Değerli bilim adamı, şehircilik uzmanı konuşmacıyı can kulağıyla dinledik. Salonda herkesin de aynısını yaptığını biliyorum. Susamışız böyle konuşmalara! Hasret kalmışız, halkın hissiyatına tercüman olunan böyle toplantılara! Şu önemli konulara parmak bastı:
“Bahçe sanatının, yeşil alanların mutlaka yaşatılması ve bütün mekânlarda uygulanması gerekir. Elimizdeki bu değeri yeteri kadar kullanamıyoruz. Selçuklu Konyası, bir taraftan dinî değerleriyle birlikte yönetim tarzını belirlerken, diğer taraftan askerî kısmı da göz ardı etmeyerek bir şehir genişleme modeli ortaya koymuştur. Dolayısıyla kale kent, eklemli kent tiplerinden birisidir. Bizans yapıları gibi kale içinde yapılaşma zorunluluğu yoktur.

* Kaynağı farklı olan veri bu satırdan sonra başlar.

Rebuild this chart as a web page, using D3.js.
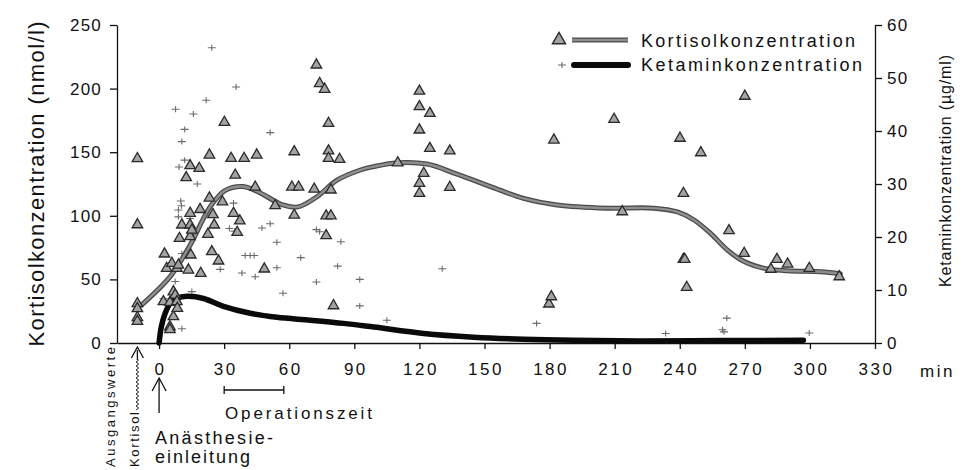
<!DOCTYPE html>
<html>
<head>
<meta charset="utf-8">
<script src="https://cdn.jsdelivr.net/npm/d3@7"></script>
<style>
  body { margin: 0; background: #fff; }
  svg { display: block; }
  text { font-family: "Liberation Sans", Arial, Helvetica, sans-serif; fill: #111; }
</style>
</head>
<body>
<svg id="chart" width="964" height="470"></svg>
<script>
// ---- tick values ----
const xTicks = [0, 30, 60, 90, 120, 150, 180, 210, 240, 270, 300, 330];
const yLeftTicks = [0, 50, 100, 150, 200, 250];
const yRightTicks = [0, 10, 20, 30, 40, 50, 60];

// ---- cortisol baseline values (before induction) ----
const baselineTime = -10;
const cortisolBaseline = [145, 93, 31, 27, 20, 17];

// ---- cortisol measurements (min, nmol/l) ----
const cortisolTime = [
  2.0, 2.5, 3.5, 5.0, 5.0, 5.0, 5.9, 6.6, 6.6, 7.4, 8.2, 8.2, 8.4, 8.9, 9.4, 10.5,
  12.5, 13.5, 14.3, 14.3, 14.3, 14.3, 14.6, 15.1, 18.5, 18.9, 19.2, 22.5, 23.2, 23.2,
  24.3, 24.8, 25.4, 27.4, 29.2, 30.1, 33.2, 34.3, 35.1, 36.0, 37.2, 39.2, 44.3, 45.0,
  48.5, 53.5, 61.2, 62.3, 62.3, 64.3, 71.5, 72.5, 74.0, 76.3, 77.0, 77.0, 78.1, 78.1,
  78.1, 79.2, 79.2, 80.4, 83.2, 110, 120, 120, 120, 120, 120, 122, 124.8, 124.8, 134,
  134, 179.7, 180.8, 182, 209.7, 213.5, 240.1, 241.7, 241.7, 242.3, 243.2, 249.7,
  262.7, 269.7, 270, 282, 284.8, 289.7, 299.7, 313.5
];
const cortisolValue = [
  32.5, 70, 58.7, 32, 12.8, 10.5, 62.6, 40.3, 20.7, 37.7, 58.7, 32.5, 27.3, 61.3, 82.3, 92.8,
  130, 57.4, 139.4, 102, 92.8, 83.6, 69.2, 88.8, 137.3, 105, 54.8, 85.5, 147.8, 114,
  71.8, 101, 92.8, 64.5, 111, 173.5, 145.2, 102, 132, 87, 96, 145.2, 122.6, 147.8,
  58.2, 108, 122.6, 150.4, 100.6, 122.6, 121, 218.6, 204, 199.5, 100, 84.4, 172.7, 151,
  145.2, 120.3, 100, 29.3, 144.4, 141.7, 198, 185.8, 167.5, 125.5, 117.7, 133.4, 180.6, 153, 151,
  122.4, 30.7, 36.4, 159.6, 175.9, 103.2, 161, 117.7, 65.8, 65.8, 43.8, 149.6,
  88.3, 70.5, 194, 58, 65.8, 62.1, 58.7, 52.1
];

// ---- ketamine measurements (min, µg/ml) ----
const ketaminTime = [
  24.3, 35.5, 21.7, 7.6, 15.8, 51.2, 11.8, 10.5, 11.8, 9.2, 17.6, 10.0, 10.3, 8.9, 8.9,
  14.3, 34.3, 32.4, 34.8, 47.4, 51.2, 54.3, 39.7, 42.0, 43.8, 65.3, 72.5, 74.0, 83.8,
  82.3, 38.2, 44.3, 54.3, 28.2, 72.5, 57.1, 92.5, 92.5, 130.5, 105, 174, 233.5, 261.7,
  259.7, 260.4, 299.7, 10.5, 12.8, 7.4, 15.1, 2.0, 10.5
];
const ketaminValue = [
  55.7, 48.3, 45.8, 44.1, 43.2, 39.7, 40.3, 38, 34.5, 33.2, 30, 26.8, 25.9, 25.1, 23.8,
  23.5, 26.4, 21.6, 21.1, 21.7, 22.5, 19, 16.5, 16.5, 16.5, 16.1, 21.4, 21, 19.1,
  14.5, 13.2, 12.5, 14.2, 13.9, 11.5, 9.4, 12, 7, 14, 4.3, 3.7, 1.8, 4.7,
  2.5, 2.1, 1.9, 16.9, 16.3, 11.6, 9.7, 8.4, 2.7
];

// ---- fitted mean curves ----
const cortisolFitTime = [-8, 5, 14, 23.5, 30.5, 38.8, 46.6, 57, 64, 72.8, 82, 92.8, 98.8, 110,
  123.5, 137, 152.8, 168, 183.5, 206.6, 228, 239, 246.6, 254.3, 262, 269.7, 279, 289.6, 305, 314];
const cortisolFitValue = [30, 52, 76, 107, 120, 123, 118, 108.5, 107, 115, 128, 136, 138.6, 141.7,
  140.7, 133, 123, 113.7, 108.5, 106, 106, 103, 96.7, 86, 73, 64, 58.7, 56.8, 56, 54.5];

const ketaminFitTime = [0, 1, 2.8, 5, 8.2, 12.8, 20.5, 29.7, 42, 54.3, 69.7, 85, 99, 122, 145, 168, 191, 222, 260, 297];
const ketaminFitValue = [0, 3, 5.6, 7.4, 8.4, 8.8, 8.4, 6.9, 5.6, 4.85, 4.3, 3.7, 3.0, 1.8, 1.1, 0.7, 0.5, 0.4, 0.45, 0.5];

// ---- layout ----
const svg = d3.select("#chart");
const x = d3.scaleLinear().domain([-19.4, 330]).range([117, 875]);
const yL = d3.scaleLinear().domain([0, 250]).range([343, 25]);
const yR = d3.scaleLinear().domain([0, 60]).range([343, 25]);
const FONT = '"Liberation Sans", Arial, Helvetica, sans-serif';

// ---- axes ----
function styleAxis(g, size, spacing) {
  g.attr("font-family", FONT).attr("font-size", size);
  g.selectAll("path.domain").attr("stroke", "#111").attr("stroke-width", 1.3);
  g.selectAll(".tick line").attr("stroke", "#111").attr("stroke-width", 1.3);
  g.selectAll(".tick text").attr("fill", "#111").style("letter-spacing", spacing + "px");
}

const gLeft = svg.append("g").attr("transform", "translate(117,0)")
  .call(d3.axisLeft(yL).tickValues(yLeftTicks).tickSize(7).tickPadding(8).tickSizeOuter(0));
styleAxis(gLeft, 17, 1.2);

const gRight = svg.append("g").attr("transform", "translate(875,0)")
  .call(d3.axisRight(yR).tickValues(yRightTicks).tickSize(7).tickPadding(5).tickSizeOuter(0));
styleAxis(gRight, 17, 1.2);

const gBottom = svg.append("g").attr("transform", "translate(0,343)")
  .call(d3.axisBottom(x).tickValues(xTicks).tickSize(6).tickPadding(14).tickSizeOuter(0));
styleAxis(gBottom, 17, 2.5);
gBottom.selectAll(".tick text").attr("dx", "1px");

// axis unit for time
svg.append("text").attr("x", 920).attr("y", 377).attr("font-size", 17)
  .style("letter-spacing", "2.5px").text("min");

// axis titles
svg.append("text")
  .attr("transform", "translate(44,184) rotate(-90)")
  .attr("text-anchor", "middle").attr("font-size", 22)
  .attr("textLength", 325).attr("lengthAdjust", "spacing")
  .text("Kortisolkonzentration (nmol/l)");

svg.append("text")
  .attr("transform", "translate(951,171) rotate(-90)")
  .attr("text-anchor", "middle").attr("font-size", 16)
  .attr("textLength", 232).attr("lengthAdjust", "spacing")
  .text("Ketaminkonzentration (µg/ml)");

// ---- fitted curves ----
const lineK = d3.line().x(d => x(d[0])).y(d => yL(d[1])).curve(d3.curveCatmullRom.alpha(0.5));
const lineM = d3.line().x(d => x(d[0])).y(d => yR(d[1])).curve(d3.curveCatmullRom.alpha(0.5));
const cortisolFit = cortisolFitTime.map((t, i) => [t, cortisolFitValue[i]]);
const ketaminFit = ketaminFitTime.map((t, i) => [t, ketaminFitValue[i]]);

// ---- scatter: ketamine crosses ----
const crossG = svg.append("g");
ketaminTime.forEach((t, i) => {
  const cx = x(t), cy = yR(ketaminValue[i]);
  crossG.append("path")
    .attr("d", `M${cx - 4},${cy}H${cx + 4}M${cx},${cy - 3}V${cy + 3}`)
    .attr("stroke", "#6a6a6a").attr("stroke-width", 1.1).attr("fill", "none");
});

// ketamine curve (black)
svg.append("path").datum(ketaminFit).attr("d", lineM)
  .attr("fill", "none").attr("stroke", "#0a0a0a").attr("stroke-width", 5.5)
  .attr("stroke-linecap", "round");

// cortisol curve (grey band with darker edges)
svg.append("path").datum(cortisolFit).attr("d", lineK)
  .attr("fill", "none").attr("stroke", "#4a4a4a").attr("stroke-width", 5).attr("stroke-linecap", "round");
svg.append("path").datum(cortisolFit).attr("d", lineK)
  .attr("fill", "none").attr("stroke", "#8e8e8e").attr("stroke-width", 2.4).attr("stroke-linecap", "round");

// ---- scatter: cortisol triangles ----
const tri = d3.symbol().type(d3.symbolTriangle).size(48);
const triG = svg.append("g");
const cortisolAll = cortisolBaseline.map(v => [baselineTime, v])
  .concat(cortisolTime.map((t, i) => [t, cortisolValue[i]]));
triG.selectAll("path").data(cortisolAll).join("path")
  .attr("d", tri)
  .attr("transform", d => `translate(${x(d[0])},${yL(d[1])})`)
  .attr("fill", "#a3a3a3").attr("stroke", "#2a2a2a").attr("stroke-width", 1.3);

// ---- legend ----
const lg = svg.append("g");
lg.append("path").attr("d", d3.symbol().type(d3.symbolTriangle).size(75)())
  .attr("transform", "translate(559,40)")
  .attr("fill", "#a3a3a3").attr("stroke", "#2a2a2a").attr("stroke-width", 1.4);
lg.append("line").attr("x1", 572).attr("x2", 628).attr("y1", 40).attr("y2", 40)
  .attr("stroke", "#4a4a4a").attr("stroke-width", 5);
lg.append("line").attr("x1", 572).attr("x2", 628).attr("y1", 40).attr("y2", 40)
  .attr("stroke", "#8e8e8e").attr("stroke-width", 2.4);
lg.append("text").attr("x", 641).attr("y", 47).attr("font-size", 18)
  .attr("textLength", 214).attr("lengthAdjust", "spacing").text("Kortisolkonzentration");

lg.append("path").attr("d", "M558,65H566M562,62V68")
  .attr("stroke", "#6a6a6a").attr("stroke-width", 1.1);
lg.append("line").attr("x1", 574).attr("x2", 628).attr("y1", 65).attr("y2", 65)
  .attr("stroke", "#0a0a0a").attr("stroke-width", 6).attr("stroke-linecap", "round");
lg.append("text").attr("x", 641).attr("y", 71).attr("font-size", 18)
  .attr("textLength", 221).attr("lengthAdjust", "spacing").text("Ketaminkonzentration");

// ---- annotations below the time axis ----
const ann = svg.append("g").attr("stroke", "#111").attr("fill", "none").attr("stroke-width", 1.3);
// induction arrow at t = 0
ann.append("path").attr("d", `M${x(0)},413V379`);
ann.append("path").attr("d", `M${x(0) - 7},391L${x(0)},378L${x(0) + 7},391`);
svg.append("text").attr("x", 155).attr("y", 444).attr("font-size", 18)
  .attr("textLength", 118).attr("lengthAdjust", "spacing").text("Anästhesie-");
svg.append("text").attr("x", 155).attr("y", 463).attr("font-size", 18)
  .attr("textLength", 95).attr("lengthAdjust", "spacing").text("einleitung");

// operation time bracket
ann.append("path").attr("d", `M${x(30)},390H${x(57.5)}M${x(30)},386V394M${x(57.5)},386V394`);
svg.append("text").attr("x", 225).attr("y", 419).attr("font-size", 17)
  .attr("textLength", 147).attr("lengthAdjust", "spacing").text("Operationszeit");

// baseline arrow (wavy shaft) at t = -10
const bx = x(baselineTime);
const wave = d3.range(0, 26).map(i => [bx + (i % 2 ? 1.3 : -1.3), 410 - i * 2]);
ann.append("path").attr("d", d3.line()(wave)).attr("stroke-width", 1);
ann.append("path").attr("d", `M${bx},360V350`);
ann.append("path").attr("d", `M${bx - 6},358L${bx},347L${bx + 6},358`);
svg.append("text").attr("transform", "translate(115,467) rotate(-90)")
  .attr("font-size", 13).attr("textLength", 120).attr("lengthAdjust", "spacing").text("Ausgangswerte");
svg.append("text").attr("transform", "translate(139,467) rotate(-90)")
  .attr("font-size", 13).attr("textLength", 55).attr("lengthAdjust", "spacing").text("Kortisol");
</script>
</body>
</html>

Çağdaş medeniyet çizgisine ulaşmak için, ona ulaşmış ülkeleri taklit etmek, çağdaş medeniyet seviyesine ulaşmak demek değildir. Cumhuriyetin ilk dönemlerinde Avrupa’daki kent yapıları ve mimarî tarzları bizim ülkemize de adapte edilmeye çalışılmış ya da aynı binalar yapılmaya başlanmıştır. Dolayısıyla geleneksel hatta bir kopukluk oluşmuştur.
Bizim ülkemizde başka ülkelerde olmayan sekiz bin yıl öncesinden gelen bir miras, birikim ve zenginlik mevcut!

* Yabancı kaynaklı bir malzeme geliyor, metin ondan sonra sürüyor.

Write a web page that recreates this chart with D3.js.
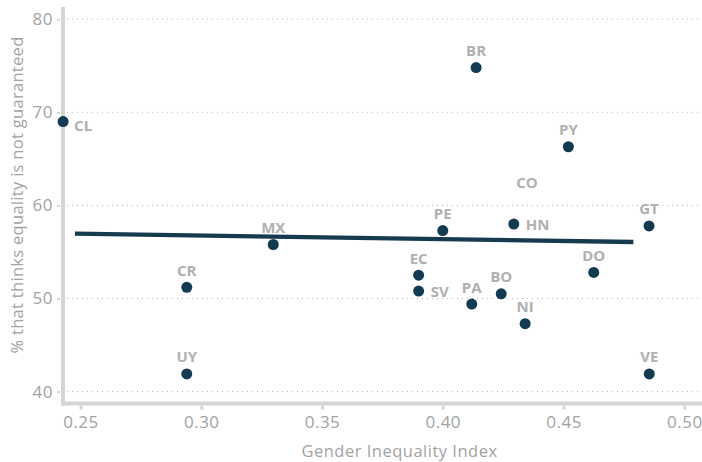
<!DOCTYPE html>
<html>
<head>
<meta charset="utf-8">
<script src="https://cdn.jsdelivr.net/npm/d3@7"></script>
<style>
  html, body { margin: 0; padding: 0; background: #fff; }
  svg { display: block; font-family: "Open Sans", Lato, sans-serif; }
</style>
</head>
<body>
<svg id="chart" width="702" height="462"></svg>
<script>
// ---- data ----
const countries = ["CL","BR","PY","HN","PE","GT","MX","CR","UY","EC","SV","PA","BO","NI","DO","VE"];
const gii       = [0.2428,0.4138,0.4520,0.4294,0.4000,0.4854,0.3298,0.2940,0.2940,0.3900,0.3900,0.4120,0.4242,0.4341,0.4625,0.4855];
const pctNotGuaranteed = [69.0,74.8,66.3,58.0,57.3,57.8,55.8,51.2,41.9,52.5,50.8,49.4,50.5,47.3,52.8,41.9];
// labelled country with no plotted value
const labelOnly = [{ name: "CO", x: 0.4349, y: 61.9 }];
const trendX = [0.2477, 0.4789];
const trendY = [56.96, 56.07];
const xTicks = [0.25, 0.30, 0.35, 0.40, 0.45, 0.50];
const yTicks = [40, 50, 60, 70, 80];
const xTitle = "Gender Inequality Index";
const yTitle = "% that thinks equality is not guaranteed";

// label placement (presentation only)
const labelSide = { CL: "belowright", HN: "right", SV: "right" };

// ---- layout ----
const svg = d3.select("#chart");
const x = d3.scaleLinear().domain([0.25, 0.50]).range([80.5, 684.3]);
const y = d3.scaleLinear().domain([40, 80]).range([391.6, 19.2]);
const xMin = x.invert(63), xMax = x.invert(702);
const yMin = y.invert(403.5), yMax = y.invert(7);

const tickColor = "#a3a3a3";
const axisColor = "#d5d5d5";

// gridlines
svg.append("g").selectAll("line").data(yTicks).join("line")
  .attr("x1", x(xMin) + 4).attr("x2", 702)
  .attr("y1", d => y(d)).attr("y2", d => y(d))
  .attr("stroke", "#b5b5b5").attr("stroke-width", 1)
  .attr("stroke-dasharray", "1,4");

// y axis
const yAxis = d3.axisLeft(y).tickValues(yTicks).tickFormat(d3.format("d")).tickSize(3).tickPadding(4);
const gy = svg.append("g").attr("transform", `translate(${x(xMin) - 3},0)`).call(yAxis);
gy.select(".domain").remove();
gy.selectAll(".tick line").attr("stroke", axisColor).attr("stroke-width", 2);
gy.selectAll(".tick text").attr("fill", tickColor).style("font-size", "17px")
  .style("letter-spacing", "0.5px").attr("font-family", "'Open Sans', sans-serif");

// x axis
const xAxis = d3.axisBottom(x).tickValues(xTicks).tickFormat(d3.format(".2f")).tickSize(4).tickPadding(6);
const gx = svg.append("g").attr("transform", `translate(0,${y(yMin) + 2})`).call(xAxis);
gx.select(".domain").remove();
gx.selectAll(".tick line").attr("stroke", axisColor).attr("stroke-width", 3);
gx.selectAll(".tick text").attr("fill", tickColor).style("font-size", "17px")
  .style("letter-spacing", "0.5px").attr("font-family", "'Open Sans', sans-serif");

// axis lines
svg.append("line").attr("x1", x(xMin)).attr("x2", x(xMin))
  .attr("y1", y(yMax)).attr("y2", y(yMin) + 2)
  .attr("stroke", axisColor).attr("stroke-width", 4);
svg.append("line").attr("x1", x(xMin) - 2).attr("x2", x(xMax))
  .attr("y1", y(yMin)).attr("y2", y(yMin))
  .attr("stroke", axisColor).attr("stroke-width", 4);

// axis titles
svg.append("text").attr("x", 399.5).attr("y", 457)
  .attr("text-anchor", "middle").attr("fill", tickColor)
  .style("font-size", "16.5px").style("letter-spacing", "0.5px").text(xTitle);
svg.append("text")
  .attr("transform", `translate(23,${195}) rotate(-90)`)
  .attr("text-anchor", "middle").attr("fill", tickColor)
  .style("font-size", "16.5px").style("letter-spacing", "0.3px").text(yTitle);

// trend line
const line = d3.line().x(d => x(d[0])).y(d => y(d[1]));
svg.append("path").datum(d3.zip(trendX, trendY))
  .attr("d", line).attr("fill", "none")
  .attr("stroke", "#163b51").attr("stroke-width", 4.3);

// points
const pts = countries.map((c, i) => ({ c, gx: gii[i], py: pctNotGuaranteed[i] }));
svg.append("g").selectAll("circle").data(pts).join("circle")
  .attr("cx", d => x(d.gx)).attr("cy", d => y(d.py)).attr("r", 5.5)
  .attr("fill", "#123a50");

// labels
const labelColor = "#b0b0b0";
svg.append("g").selectAll("text").data(pts).join("text")
  .attr("x", d => {
    const s = labelSide[d.c];
    if (s === "right") return x(d.gx) + 12;
    if (s === "belowright") return x(d.gx) + 11;
    return x(d.gx);
  })
  .attr("y", d => {
    const s = labelSide[d.c];
    if (s === "right") return y(d.py) + 5.5;
    if (s === "belowright") return y(d.py) + 9.5;
    return y(d.py) - 11.5;
  })
  .attr("text-anchor", d => labelSide[d.c] ? "start" : "middle")
  .attr("fill", labelColor).style("font-size", "15px").style("font-weight", "700")
  .text(d => d.c);

svg.append("g").selectAll("text").data(labelOnly).join("text")
  .attr("x", d => x(d.x)).attr("y", d => y(d.y))
  .attr("text-anchor", "middle").attr("fill", labelColor)
  .style("font-size", "15px").style("font-weight", "700")
  .text(d => d.name);
</script>
</body>
</html>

Dünyanın en gelişmiş ülkelerinin bile kentsel tarihi 250-300 yılı geçmemektedir. Sekiz-on bin yıl öncesine giden geniş bir sermaye birikimine sahibiz! Sahip olduğumuz birikimin dışına çıkıp da modernlik adı altında, Avrupaî tarzdaki eserlerin ülkemize sokulması ve adapte edilmesi son derece yanlıştır.

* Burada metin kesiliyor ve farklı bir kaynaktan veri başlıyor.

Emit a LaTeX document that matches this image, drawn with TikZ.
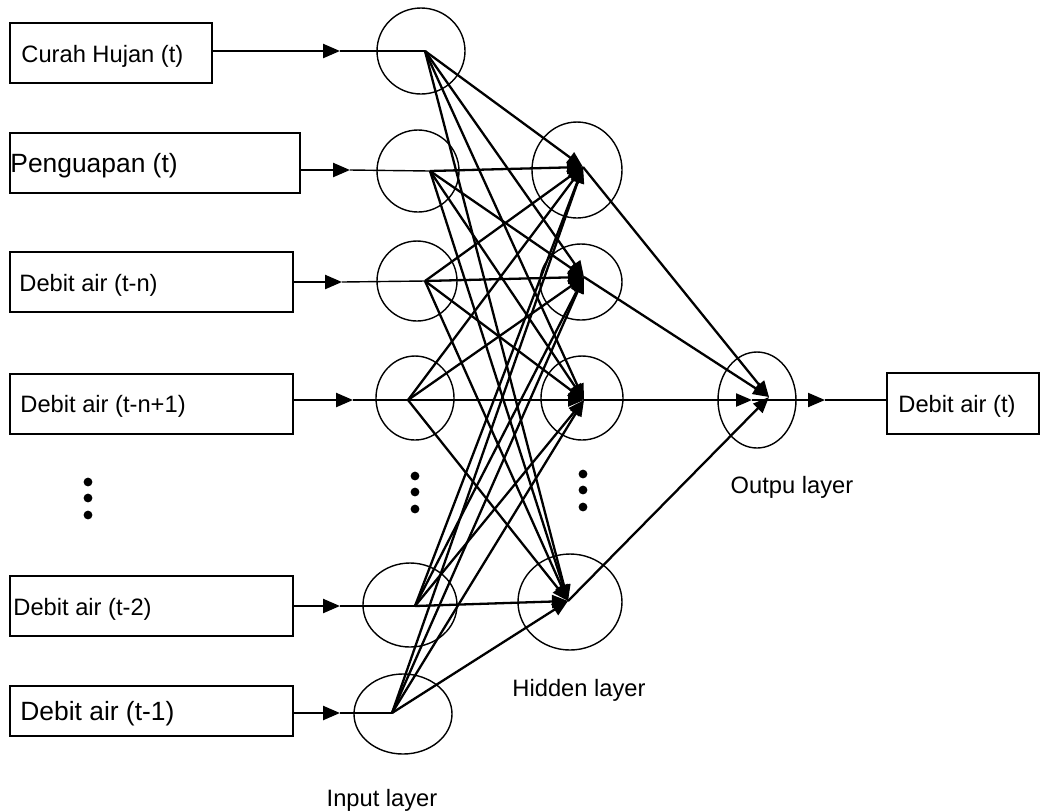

 AVM’lerin ilk çıkışı, hızla artan nüfusun, toplu konutlarda yaşayanların sosyal, ruhî ve bedenî ihtiyaçlarını karşılamak içindir. Kapitalist zihniyet bunu değiştirdi.”
Gerçekten; bütün Belediye Başkanlarının, çevrecilerin, mimarların, kente şekil verenlerin bulunması ve dinlemesi gereken bir konferanstı! Tarihi okuduğumuzda, karşımıza çıkan gerçeklerle, yapılanların hiç uyuşmadığını görüyoruz! Yol açmak, imar çalışması yapmak… adına şehirlerin özelliği ve güzelliği bozuluyor! Konya’nın bir kalesi vardı! Şimdi nerede?  Nereye gitti?     
Aslında şehirlerdeki; kültür, sanat ve tarihi değeri olan yapılarda yapılacak olan çalışmalar için halkın görüşüne, bilenlerin bilgisine sormak, “referandum” yapmak, yani şehir insanının önüne sandık koyup; “Belediye olarak şunları şunları yapmak istiyoruz, ne dersiniz?” diye sorarak, görüşüne başvurarak ortaya koyulan işler, hem şehirler için, hem belediyeler için ve hem de halkın rahatı, tarihin korunması, kültürün ayaklar altına alınmaması açısından önemlidir.
Tarih kokan, her taşının altından; kültür, sanat, tarih fışkıran şehir mi? Yoksa beton kalıpları arasında havasız, estetikten uzak, sanat özelliği olmayan, insanların şehirlerden kaçmasına sebep olan bir kentleşme mi?